T cells can identify several types of HBV antigens that have completely different structures. Therefore, it is reasonable to speculate that conserved sequences identified in an analysis of CDR3 sequences from a large number of CSHB patients may represent TCRs specific for a particular HBV antigen. For the CDR3 sequences analyzed from the 18 CSHB patients in the present study, three conserved amino acid motifs were identified, including GSF, LF, and GS. These motifs were present in the β-chains and may be involved in binding to a HBV antigen that is common to a number of CSHB patients. More studies are needed to further characterize the association between these conserved motifs and the corresponding antigen(s) present in CSHB patients, with the overall goal of elucidating the function of various TCR Vβ gene families in the progression of CSHB.
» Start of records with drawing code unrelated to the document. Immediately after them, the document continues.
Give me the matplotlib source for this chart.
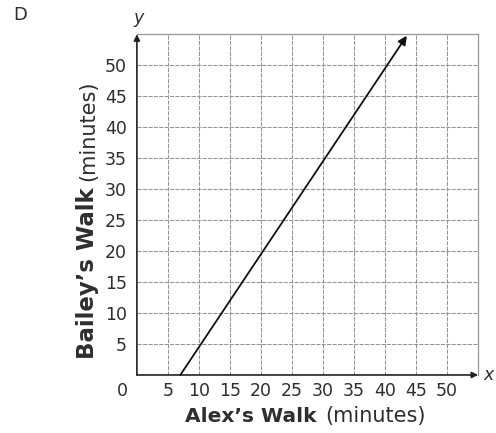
import matplotlib
matplotlib.use("Agg")
import matplotlib.pyplot as plt

# Data
line_x = [7, 43.5]          # Alex's walk (minutes)
line_y = [0, 54.75]         # Bailey's walk (minutes)
x_ticks = [5, 10, 15, 20, 25, 30, 35, 40, 45, 50]
y_ticks = [5, 10, 15, 20, 25, 30, 35, 40, 45, 50]
grid_steps = list(range(5, 55, 5))
axis_max = 55

plt.rcParams['font.family'] = 'DejaVu Sans'
text_col = '#2e2e2e'
grid_col = '#959595'

fig = plt.figure(figsize=(4.96, 4.33), dpi=100)
ax = fig.add_axes([0.276, 0.134, 0.688, 0.787])
ax.set_xlim(0, axis_max)
ax.set_ylim(0, axis_max)

# Grid
for v in grid_steps:
    ax.axvline(v, color=grid_col, lw=0.75, ls=(0, (4, 1.2)), zorder=1)
    ax.axhline(v, color=grid_col, lw=0.75, ls=(0, (4, 1.2)), zorder=1)

for side in ['left', 'bottom']:
    ax.spines[side].set_visible(False)
for side in ['top', 'right']:
    ax.spines[side].set_color(grid_col)
    ax.spines[side].set_linewidth(0.9)

# Axes with arrows
arrow_kw = dict(arrowstyle='-|>', color='#222222', lw=1.2,
                mutation_scale=9, shrinkA=0, shrinkB=0)
ax.annotate('', xy=(0, 1.0), xytext=(0, 0), xycoords='axes fraction',
            arrowprops=arrow_kw, zorder=3)
ax.annotate('', xy=(1.0, 0), xytext=(0, 0), xycoords='axes fraction',
            arrowprops=arrow_kw, zorder=3)

# The line
ax.annotate('', xy=(line_x[1], line_y[1]), xytext=(line_x[0], line_y[0]),
            xycoords='data', annotation_clip=False,
            arrowprops=dict(arrowstyle='-|>', color='#111111', lw=1.3,
                            mutation_scale=13, shrinkA=0, shrinkB=0), zorder=4)

# Ticks
ax.set_xticks(x_ticks)
ax.set_yticks(y_ticks)
ax.tick_params(length=0, labelsize=12.5, labelcolor=text_col)
ax.tick_params(axis='x', pad=5)
ax.tick_params(axis='y', pad=7)
ax.annotate('0', xy=(0, 0), xycoords='data', xytext=(-15, -16),
            textcoords='offset pixels', ha='center', va='center',
            fontsize=12.5, color=text_col, annotation_clip=False)

# Axis letters
ax.text(0.006, 1.047, 'y', transform=ax.transAxes, fontsize=12.5,
        style='italic', color=text_col, ha='center', va='center')
ax.text(1.015, 0.0, 'x', transform=ax.transAxes, fontsize=12.5,
        style='italic', color=text_col, ha='left', va='center')

# Option letter
fig.text(13 / 496, 1 - 15 / 433, 'D', fontsize=13, color=text_col,
         ha='left', va='center')

# Axis labels: bold part followed by normal part
xb = fig.text(185 / 496, 11 / 433, 'Alex\u2019s Walk', fontsize=14.5,
              fontweight='bold', color=text_col, ha='left', va='baseline')
yb = fig.text(94 / 496, 74 / 433, 'Bailey\u2019s Walk', fontsize=16.5,
              fontweight='bold', color=text_col, rotation=90,
              rotation_mode='anchor', ha='left', va='baseline')
fig.canvas.draw()
inv = fig.transFigure.inverted()
xbb = xb.get_window_extent()
ybb = yb.get_window_extent()
fig.text(inv.transform((xbb.x1 + 9, 0))[0], 11 / 433, '(minutes)',
         fontsize=15, color=text_col, ha='left', va='baseline')
fig.text(94 / 496, inv.transform((0, ybb.y1 + 6))[1], '(minutes)',
         fontsize=15, color=text_col, rotation=90, rotation_mode='anchor',
         ha='left', va='baseline')

fig.savefig('out.png', dpi=100, facecolor='white')
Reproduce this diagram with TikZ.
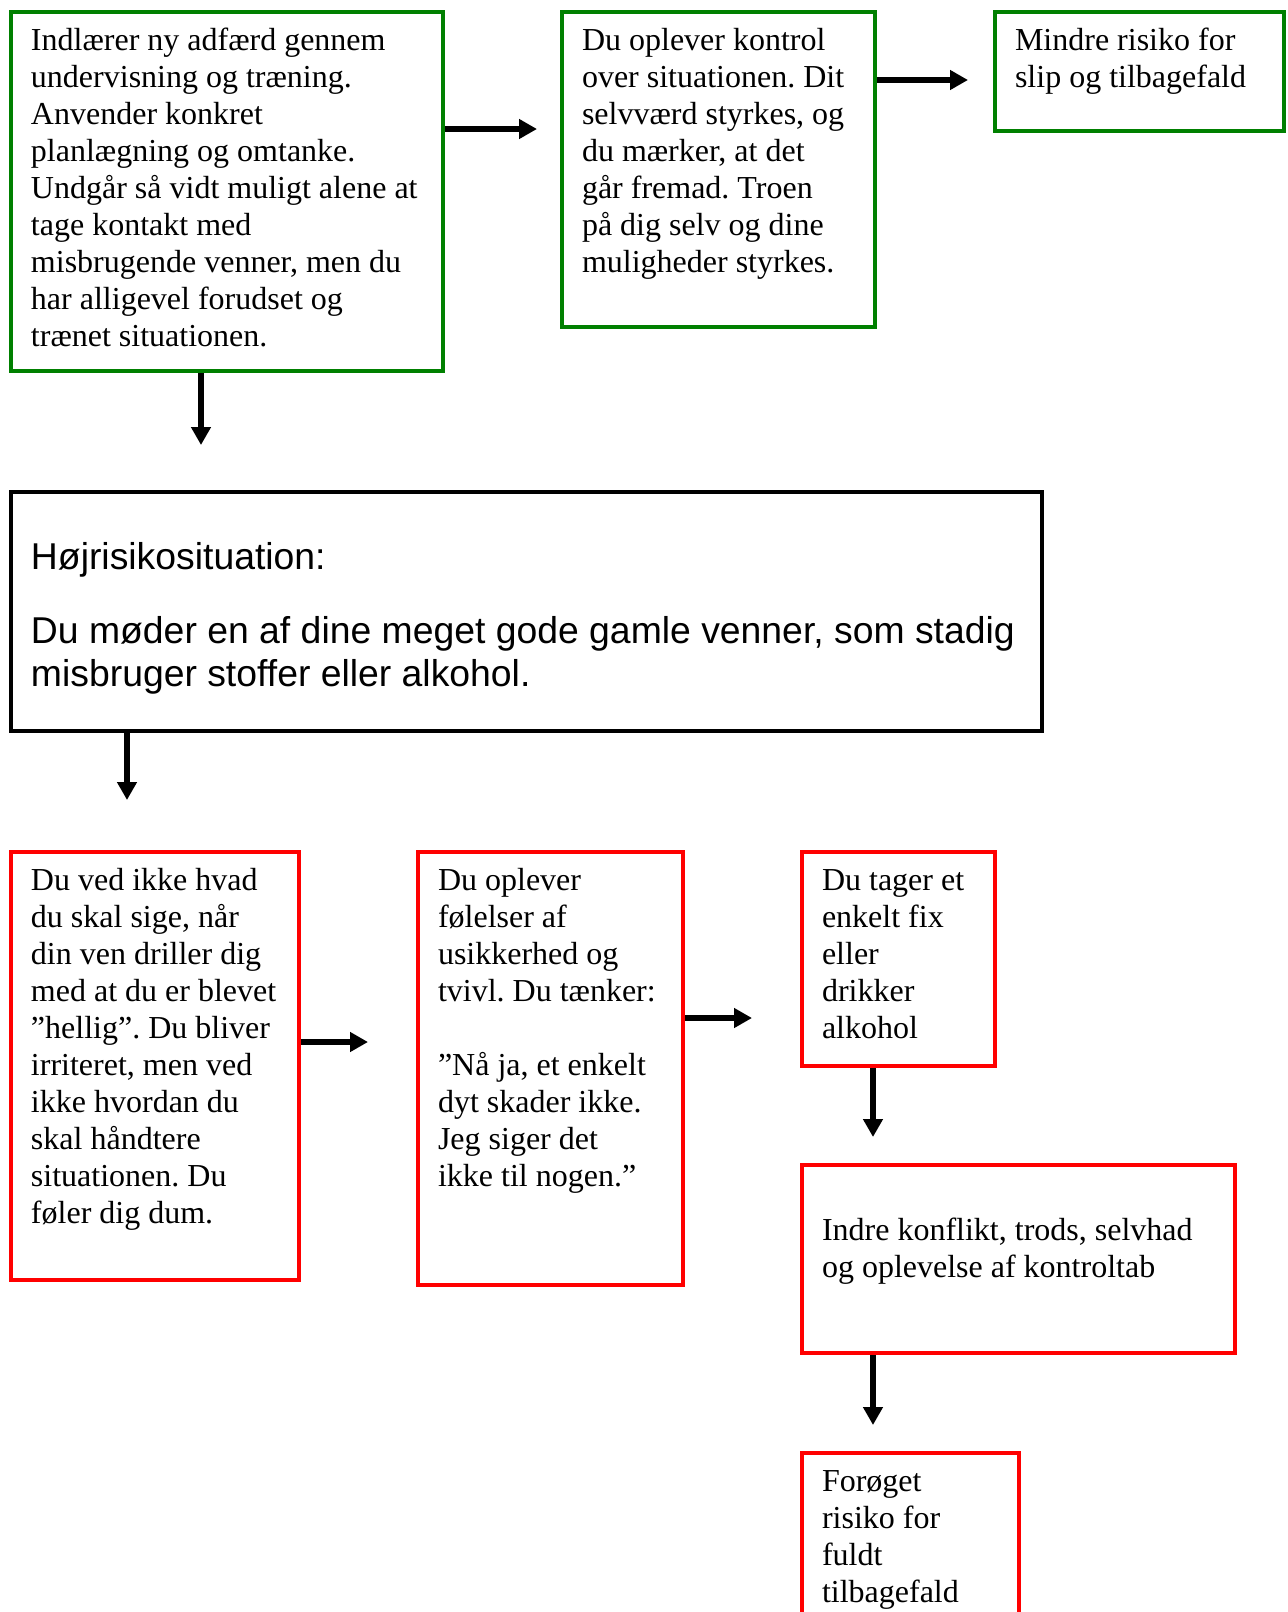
\documentclass[tikz,border=0pt]{standalone}
\usepackage{fontspec}
\setmainfont{Liberation Serif}
\newfontfamily\arialfont{Liberation Sans}
\usepackage{xcolor}
\usetikzlibrary{arrows.meta}
\definecolor{boxGreen}{RGB}{0, 128, 0}
\definecolor{boxRed}{RGB}{255, 0, 0}
\frenchspacing
% tekst i kasse: [luft foroven]{bredde px}{hoejde px}{linjer}
\newcommand{\boxtext}[4][0pt]{\parbox[t][\dimexpr#3pt/2-13pt\relax][t]{\dimexpr#2pt/2-20pt\relax}{\vspace*{#1}\begin{tabular}[t]{@{}l@{}}#4\end{tabular}}}
\tikzset{
  txtbox/.style={draw, line width=2pt, anchor=north west, inner xsep=10pt, inner ysep=6.5pt, font=\fontsize{16}{18.5}\selectfont},
  greenbox/.style={txtbox, draw=boxGreen},
  redbox/.style={txtbox, draw=boxRed},
  arr/.style={line width=3pt, -{Triangle[length=9pt, width=9.5pt]}}
}

\begin{document}
\begin{tikzpicture}[x=0.5pt, y=-0.5pt]
        \useasboundingbox (0,0) rectangle (1288,1612);
        \clip (0,0) rectangle (1288,1612);

        % Den gode vej
        \node[greenbox] (laer) at (9,10) {\boxtext{432}{359}{Indlærer ny adfærd gennem\\ undervisning og træning.\\ Anvender konkret\\ planlægning og omtanke.\\ Undgår så vidt muligt alene at\\ tage kontakt med\\ misbrugende venner, men du\\ har alligevel forudset og\\ trænet situationen.}};
        \node[greenbox] (kontrol) at (560,10) {\boxtext{313}{315}{Du oplever kontrol\\ over situationen. Dit\\ selvværd styrkes, og\\ du mærker, at det\\ går fremad. Troen\\ på dig selv og dine\\ muligheder styrkes.}};
        \node[greenbox] (mindre) at (993,10) {\boxtext{289}{119}{Mindre risiko for\\ slip og tilbagefald}};

        % Hoejrisikosituationen
        \node[txtbox, draw=black, font=\arialfont\fontsize{18.67}{21.5}\selectfont] (hoejrisiko) at (9,490) {\boxtext[17pt]{1031}{239}{Højrisikosituation:\\[15.5pt] Du møder en af dine meget gode gamle venner, som stadig\\ misbruger stoffer eller alkohol.}};

        % Den daarlige vej
        \node[redbox] (vedikke) at (9,850) {\boxtext{288}{428}{Du ved ikke hvad\\ du skal sige, når\\ din ven driller dig\\ med at du er blevet\\ ”hellig”. Du bliver\\ irriteret, men ved\\ ikke hvordan du\\ skal håndtere\\ situationen. Du\\ føler dig dum.}};
        \node[redbox] (tvivl) at (416,850) {\boxtext{265}{433}{Du oplever\\ følelser af\\ usikkerhed og\\ tvivl. Du tænker:\\ \\ ”Nå ja, et enkelt\\ dyt skader ikke.\\ Jeg siger det\\ ikke til nogen.”}};
        \node[redbox] (fix) at (800,850) {\boxtext{193}{214}{Du tager et\\ enkelt fix\\ eller\\ drikker\\ alkohol}};
        \node[redbox] (konflikt) at (800,1163) {\boxtext{433}{188}{\\ Indre konflikt, trods, selvhad\\ og oplevelse af kontroltab}};
        \node[redbox] (tilbagefald) at (800,1451) {\boxtext{217}{300}{Forøget\\ risiko for\\ fuldt\\ tilbagefald}};

        % Pile
        \coordinate (t1) at (537,129);
        \coordinate (t2) at (968,80);
        \coordinate (t3) at (201,445);
        \coordinate (t4) at (127,800);
        \coordinate (t5) at (368,1042);
        \coordinate (t6) at (752,1018);
        \coordinate (t7) at (873,1137);
        \coordinate (t8) at (873,1425);
        \draw[arr] (laer.east |- t1) -- (t1);
        \draw[arr] (kontrol.east |- t2) -- (t2);
        \draw[arr] (laer.south -| t3) -- (t3);
        \draw[arr] (hoejrisiko.south -| t4) -- (t4);
        \draw[arr] (vedikke.east |- t5) -- (t5);
        \draw[arr] (tvivl.east |- t6) -- (t6);
        \draw[arr] (fix.south -| t7) -- (t7);
        \draw[arr] (konflikt.south -| t8) -- (t8);
    \end{tikzpicture}
\end{document}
In summary, the results of the present study provided evidence that peripheral CD4+ and CD8+ T cells from CSHB patients have undergone clonal expansion. The detection of pathogenic T cells in CSHB patients also provides useful insight regarding the pathogenesis and status of this disease. It is expected that the results of the present study would facilitate the development of DNA vaccines and individualized immunotherapies for CHSB, in combination with future studies, to characterize the conserved motifs identified.